- Written request -
Word for word, quote all of the material, omitting the pictures.

- Information shown -
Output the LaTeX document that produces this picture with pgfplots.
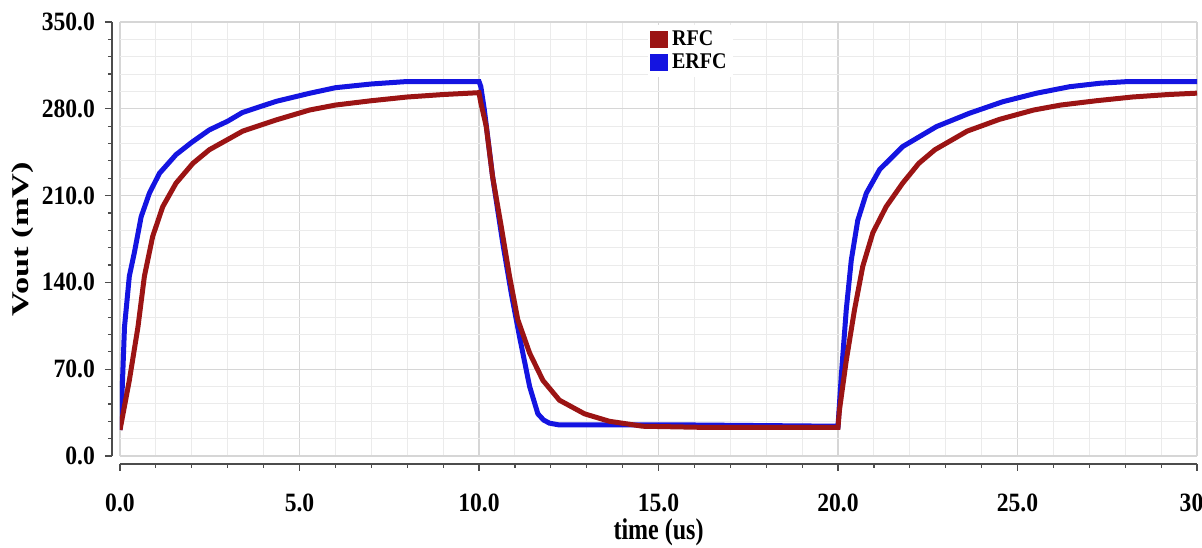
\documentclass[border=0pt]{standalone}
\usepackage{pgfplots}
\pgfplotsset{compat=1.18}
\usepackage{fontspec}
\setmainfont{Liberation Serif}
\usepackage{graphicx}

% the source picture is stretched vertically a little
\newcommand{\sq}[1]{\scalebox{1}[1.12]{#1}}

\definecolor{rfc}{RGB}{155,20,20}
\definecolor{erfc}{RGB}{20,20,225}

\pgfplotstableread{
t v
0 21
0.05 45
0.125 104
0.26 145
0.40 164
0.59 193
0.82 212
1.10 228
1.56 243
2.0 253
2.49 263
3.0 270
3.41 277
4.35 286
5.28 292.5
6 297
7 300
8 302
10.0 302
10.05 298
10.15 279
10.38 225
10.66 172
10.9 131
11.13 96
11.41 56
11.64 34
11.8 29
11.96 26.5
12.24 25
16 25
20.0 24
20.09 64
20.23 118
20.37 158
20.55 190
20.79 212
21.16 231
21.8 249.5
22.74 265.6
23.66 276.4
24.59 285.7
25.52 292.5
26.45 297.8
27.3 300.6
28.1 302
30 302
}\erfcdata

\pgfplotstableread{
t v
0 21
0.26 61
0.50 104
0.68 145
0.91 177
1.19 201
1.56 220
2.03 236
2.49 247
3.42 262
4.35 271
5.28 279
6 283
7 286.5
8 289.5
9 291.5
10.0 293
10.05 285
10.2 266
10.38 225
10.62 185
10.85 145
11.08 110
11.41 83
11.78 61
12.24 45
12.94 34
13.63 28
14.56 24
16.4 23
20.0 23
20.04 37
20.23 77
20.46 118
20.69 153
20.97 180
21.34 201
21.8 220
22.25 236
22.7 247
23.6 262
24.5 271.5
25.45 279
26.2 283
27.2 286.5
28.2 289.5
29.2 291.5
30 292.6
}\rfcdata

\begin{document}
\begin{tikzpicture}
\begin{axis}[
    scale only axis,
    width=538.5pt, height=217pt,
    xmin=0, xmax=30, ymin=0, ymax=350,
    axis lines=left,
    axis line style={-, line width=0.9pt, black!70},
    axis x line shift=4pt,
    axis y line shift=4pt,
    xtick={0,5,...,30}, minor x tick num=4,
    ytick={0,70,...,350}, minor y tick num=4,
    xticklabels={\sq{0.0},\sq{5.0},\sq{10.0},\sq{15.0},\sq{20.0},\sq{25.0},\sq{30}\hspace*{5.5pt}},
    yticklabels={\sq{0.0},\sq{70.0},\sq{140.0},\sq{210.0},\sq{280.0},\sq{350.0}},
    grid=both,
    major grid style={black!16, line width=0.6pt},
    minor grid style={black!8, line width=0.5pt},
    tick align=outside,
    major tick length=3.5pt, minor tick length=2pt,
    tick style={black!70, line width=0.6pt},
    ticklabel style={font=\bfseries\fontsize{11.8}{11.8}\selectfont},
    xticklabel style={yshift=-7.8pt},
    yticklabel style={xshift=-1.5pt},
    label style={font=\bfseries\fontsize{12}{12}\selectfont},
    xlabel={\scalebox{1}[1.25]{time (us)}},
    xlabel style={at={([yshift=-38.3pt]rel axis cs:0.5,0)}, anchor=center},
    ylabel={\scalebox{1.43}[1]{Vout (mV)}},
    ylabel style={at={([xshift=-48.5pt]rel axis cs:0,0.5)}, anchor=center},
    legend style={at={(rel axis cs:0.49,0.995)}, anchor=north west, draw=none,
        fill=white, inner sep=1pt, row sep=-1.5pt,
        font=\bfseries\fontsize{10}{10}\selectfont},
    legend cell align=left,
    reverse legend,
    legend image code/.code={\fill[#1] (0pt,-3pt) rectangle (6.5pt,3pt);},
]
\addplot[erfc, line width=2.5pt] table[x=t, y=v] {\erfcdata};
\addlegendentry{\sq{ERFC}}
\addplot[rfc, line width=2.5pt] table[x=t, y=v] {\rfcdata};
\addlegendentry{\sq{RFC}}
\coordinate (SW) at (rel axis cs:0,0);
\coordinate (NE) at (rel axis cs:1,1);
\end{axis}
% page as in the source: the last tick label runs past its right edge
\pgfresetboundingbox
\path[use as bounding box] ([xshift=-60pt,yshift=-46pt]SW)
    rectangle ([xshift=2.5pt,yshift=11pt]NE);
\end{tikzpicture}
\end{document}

- Final result -
Output the LaTeX document that produces this picture with pgfplots.
\documentclass[border=0pt]{standalone}
\usepackage{pgfplots}
\pgfplotsset{compat=1.18}
\usepackage{fontspec}
\setmainfont{Liberation Serif}
\usepackage{graphicx}

% the source picture is stretched vertically a little
\newcommand{\sq}[1]{\scalebox{1}[1.12]{#1}}

\definecolor{rfc}{RGB}{155,20,20}
\definecolor{erfc}{RGB}{20,20,225}

\pgfplotstableread{
t v
0 21
0.05 45
0.125 104
0.26 145
0.40 164
0.59 193
0.82 212
1.10 228
1.56 243
2.0 253
2.49 263
3.0 270
3.41 277
4.35 286
5.28 292.5
6 297
7 300
8 302
10.0 302
10.05 298
10.15 279
10.38 225
10.66 172
10.9 131
11.13 96
11.41 56
11.64 34
11.8 29
11.96 26.5
12.24 25
16 25
20.0 24
20.09 64
20.23 118
20.37 158
20.55 190
20.79 212
21.16 231
21.8 249.5
22.74 265.6
23.66 276.4
24.59 285.7
25.52 292.5
26.45 297.8
27.3 300.6
28.1 302
30 302
}\erfcdata

\pgfplotstableread{
t v
0 21
0.26 61
0.50 104
0.68 145
0.91 177
1.19 201
1.56 220
2.03 236
2.49 247
3.42 262
4.35 271
5.28 279
6 283
7 286.5
8 289.5
9 291.5
10.0 293
10.05 285
10.2 266
10.38 225
10.62 185
10.85 145
11.08 110
11.41 83
11.78 61
12.24 45
12.94 34
13.63 28
14.56 24
16.4 23
20.0 23
20.04 37
20.23 77
20.46 118
20.69 153
20.97 180
21.34 201
21.8 220
22.25 236
22.7 247
23.6 262
24.5 271.5
25.45 279
26.2 283
27.2 286.5
28.2 289.5
29.2 291.5
30 292.6
}\rfcdata

\begin{document}
\begin{tikzpicture}
\begin{axis}[
    scale only axis,
    width=538.5pt, height=217pt,
    xmin=0, xmax=30, ymin=0, ymax=350,
    axis lines=left,
    axis line style={-, line width=0.9pt, black!70},
    axis x line shift=4pt,
    axis y line shift=4pt,
    xtick={0,5,...,30}, minor x tick num=4,
    ytick={0,70,...,350}, minor y tick num=4,
    xticklabels={\sq{0.0},\sq{5.0},\sq{10.0},\sq{15.0},\sq{20.0},\sq{25.0},\sq{30}\hspace*{5.5pt}},
    yticklabels={\sq{0.0},\sq{70.0},\sq{140.0},\sq{210.0},\sq{280.0},\sq{350.0}},
    grid=both,
    major grid style={black!16, line width=0.6pt},
    minor grid style={black!8, line width=0.5pt},
    tick align=outside,
    major tick length=3.5pt, minor tick length=2pt,
    tick style={black!70, line width=0.6pt},
    ticklabel style={font=\bfseries\fontsize{11.8}{11.8}\selectfont},
    xticklabel style={yshift=-7.8pt},
    yticklabel style={xshift=-1.5pt},
    label style={font=\bfseries\fontsize{12}{12}\selectfont},
    xlabel={\scalebox{1}[1.25]{time (us)}},
    xlabel style={at={([yshift=-38.3pt]rel axis cs:0.5,0)}, anchor=center},
    ylabel={\scalebox{1.43}[1]{Vout (mV)}},
    ylabel style={at={([xshift=-48.5pt]rel axis cs:0,0.5)}, anchor=center},
    legend style={at={(rel axis cs:0.49,0.995)}, anchor=north west, draw=none,
        fill=white, inner sep=1pt, row sep=-1.5pt,
        font=\bfseries\fontsize{10}{10}\selectfont},
    legend cell align=left,
    reverse legend,
    legend image code/.code={\fill[#1] (0pt,-3pt) rectangle (6.5pt,3pt);},
]
\addplot[erfc, line width=2.5pt] table[x=t, y=v] {\erfcdata};
\addlegendentry{\sq{ERFC}}
\addplot[rfc, line width=2.5pt] table[x=t, y=v] {\rfcdata};
\addlegendentry{\sq{RFC}}
\coordinate (SW) at (rel axis cs:0,0);
\coordinate (NE) at (rel axis cs:1,1);
\end{axis}
% page as in the source: the last tick label runs past its right edge
\pgfresetboundingbox
\path[use as bounding box] ([xshift=-60pt,yshift=-46pt]SW)
    rectangle ([xshift=2.5pt,yshift=11pt]NE);
\end{tikzpicture}
\end{document}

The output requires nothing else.